Seeing support for it, among other young people especially, has given Harris hope that one day, "it will change for the better."
"Once this older generation stops voting, I think it will change and we'll see national legalization," Harris said.
Obama's remarks
While there were plenty of people inside the theater that support marriage equality and Obama was in the Bay Area, home to thousands of LGBTs, his remarks focused mostly on issues like continuing the slow economic recovery.
"We built a house of cards," he said, referring to previous tax cuts to the wealthiest, and allowed speculators to "bet with other people's money." He referenced charging "two wars on a credit card." Eventually, it collapsed.
Obama asked the audience to help "reclaim the basic bargain that produced the largest middle class and wealthiest nation on Earth."
Meaning, the American people work hard and the government will "create an environment where everybody's got a fair shot." The American people have been working harder than ever, he added.
"The challenge right now," Obama said, "the challenge we've faced for over a decade is that harder work, for too many people, doesn't lead to higher incomes."
Obama argued that likely Republican nominee Mitt Romney and others among the conservative opposition do not have effective or responsible remedies to cure the economy.
They have been "peddling the same bad ideas that brought our economy to collapse the first time," and what they "don't seem to understand is that a healthy economy doesn't just mean maximizing the profits for some," Obama said.
Other issues highlighted by Obama included tax and election reform, improving support services for veterans, and increasing funds for education.
He even touched on politically charged issues like health care reform in order to provide insurance for all Americans, and immigration reform, as a way to allow the children of undocumented immigrants to stay in the country if they are students, active duty, or veterans. He did not mention the plight of binational LGBT couples, some of whom who face deportation because the federal Defense of Marriage Act does not allow immigration authorities to recognize the same-sex couples.

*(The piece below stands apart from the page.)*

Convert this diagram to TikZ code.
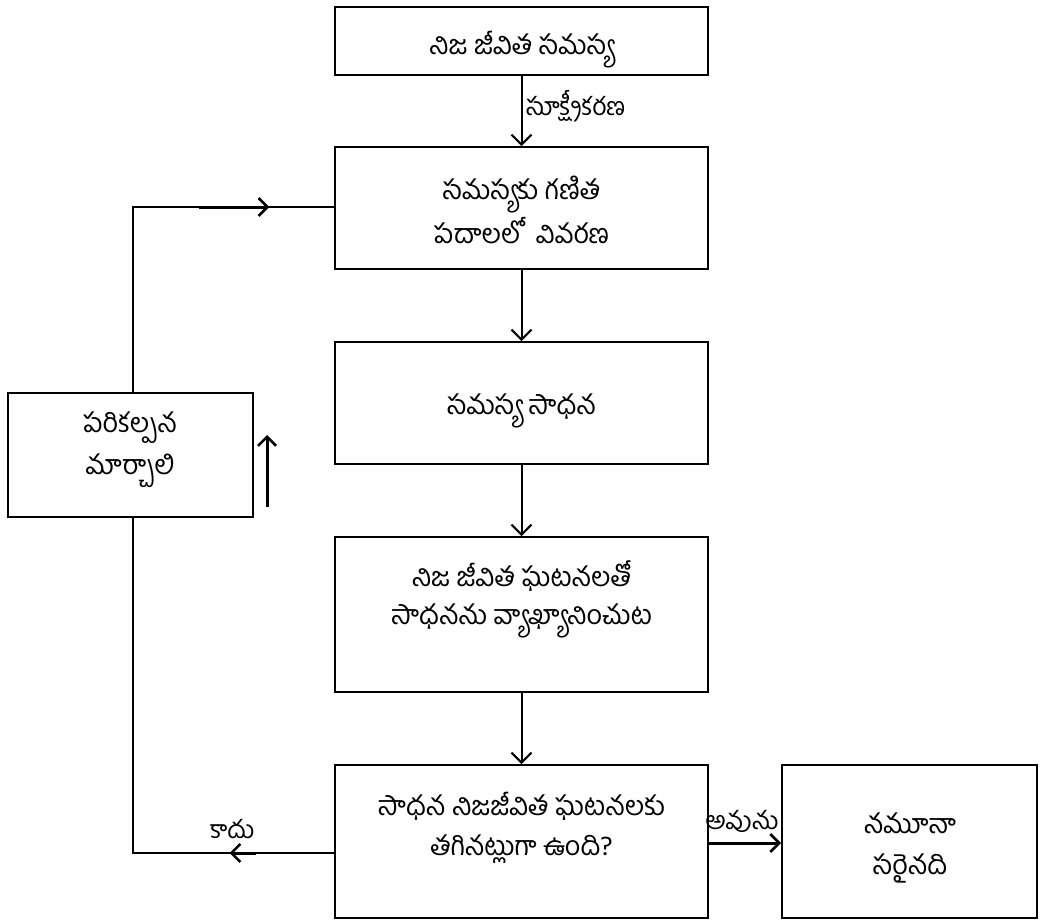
\documentclass[tikz,border=0pt]{standalone}
\usepackage{fontspec}
\newfontfamily\tel[Script=Telugu]{Hind Guntur}
\usetikzlibrary{arrows.meta,calc}
\begin{document}
\begin{tikzpicture}[x=1pt,y=-1pt,
  box/.style={draw,line width=1.7pt,minimum width=373pt,inner sep=0pt},
  txt/.style={inner sep=0pt,align=center,font=\tel\fontsize{27}{42}\selectfont},
  lbl/.style={inner sep=0pt,font=\tel\fontsize{25}{30}\selectfont},
  conn/.style={line width=2pt},
  arr/.style={line width=2pt,-{Straight Barb[length=10pt,width=20pt,line width=2.2pt]}},
  thick arr/.style={line width=3pt,-{Straight Barb[length=9pt,width=18pt,line width=2.6pt]}}]
\useasboundingbox (0,0) rectangle (1040,920);
% boxes
\node[box,minimum height=68pt] (b1) at (521.5,41) {};
\node[box,minimum height=122pt] (b2) at (521.5,208) {};
\node[box,minimum height=122pt] (b3) at (521.5,403) {};
\node[box,minimum height=155pt] (b4) at (521.5,614.5) {};
\node[box,minimum height=153pt] (b5) at (521.5,841.5) {};
\node[box,minimum width=255pt,minimum height=153pt] (b6) at (909.5,841.5) {};
\node[box,minimum width=245pt,minimum height=124pt] (lb) at (130.5,455) {};
% box texts
\node[txt] (b1t) at (521.5,50) {నిజ జీవిత సమస్య};
\node[txt,font=\tel\fontsize{27}{44}\selectfont] (b2t) at (521.5,210) {సమస్యకు గణిత\\పదాలలో\ \ వివరణ};
\node[txt] (b3t) at (521.5,411) {సమస్య సాధన};
\node[txt,font=\tel\fontsize{27}{38}\selectfont] (b4t) at (521.5,599) {నిజ జీవిత ఘటనలతో\\సాధనను వ్యాఖ్యానించుట};
\node[txt,font=\tel\fontsize{27}{40}\selectfont] (b5t) at (521.5,828) {సాధన నిజజీవిత ఘటనలకు\\తగినట్లుగా ఉంది?};
\node[txt,font=\tel\fontsize{27}{41}\selectfont] (b6t) at (910,848) {నమూనా\\సరైనది};
\node[txt] (lbt) at (130,450) {పరికల్పన\\మార్చాలి};
% labels
\node[lbl,anchor=west] (l1) at (526,106) {సూక్ష్మీకరణ};
\node[lbl] (l2) at (232,829) {కాదు};
\node[lbl] (l3) at (742,821) {అవును};
% vertical flow
\draw[arr] (b1) -- (b2);
\draw[arr] (b2) -- (b3);
\draw[arr] (b3) -- (b4);
\draw[arr] (b4) -- (b5);
\draw[thick arr] (b5.east |- 0,843) -- (b6.west |- 0,843);
% feedback loop
\coordinate (nl) at (133,853);
\coordinate (nt) at (133,207);
\coordinate (ns) at (b5.west |- nl);
\coordinate (ne) at (b2.west |- nt);
\draw[conn,line cap=rect] (ns) -- (nl) -- (nl |- lb.south);
\draw[conn,line cap=rect] (nl |- lb.north) -- (nt) -- (ne);
\draw[thick arr] ($(ns)!0.39!(nl)$) -- ($(ns)!0.52!(nl)$);
\draw[thick arr] ($(nt)!0.33!(ne)$) -- ($(nt)!0.678!(ne)$);
% free arrow
\coordinate (fa1) at (267,507);
\coordinate (fa2) at (267,435);
\draw[thick arr] (fa1) -- (fa2);
\end{tikzpicture}
\end{document}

The country is best when it "harvests the God-given talents of every individual," Obama said. That's why a thing like the Dream Act is so important and why he repealed the policy of "Don't Ask, Don't Tell," which prevented LGB service members from serving openly in the military.
"We're not going back to the days when somebody could be kicked out of the military just because of who you are and who you love," he said. "America doesn't want to spend the next four years refighting the battles we just had."
The president's message last week was clear; the country needs to move forward. Yet, of all the issues that he highlighted in his speech, Obama never mentioned any plans of heading toward that day of change Harris predicted so assuredly, when gays and lesbians are finally allowed the right to marry across the country, rather than just the six states and District of Columbia that now perform such nuptials.
"I may not be a perfect man or a perfect president, but I'll always tell you what I think and where I stand, and I wake up every single day thinking about you and how I can make your lives better and your kid's lives better," Obama told the crowd inside the Fox Theatre.
Outside, Crew, the Occupier, didn't hear those humble words from the leader of the free world, but he gave Obama the benefit of the doubt anyway.
"I would like to think that Obama is doing the best he can under the current political climate," Crew said.
Because in his view, the real obstacle blocking marriage equality isn't the president; it's that "these silly divisive issues that we're talking about have nothing to do with improving our society."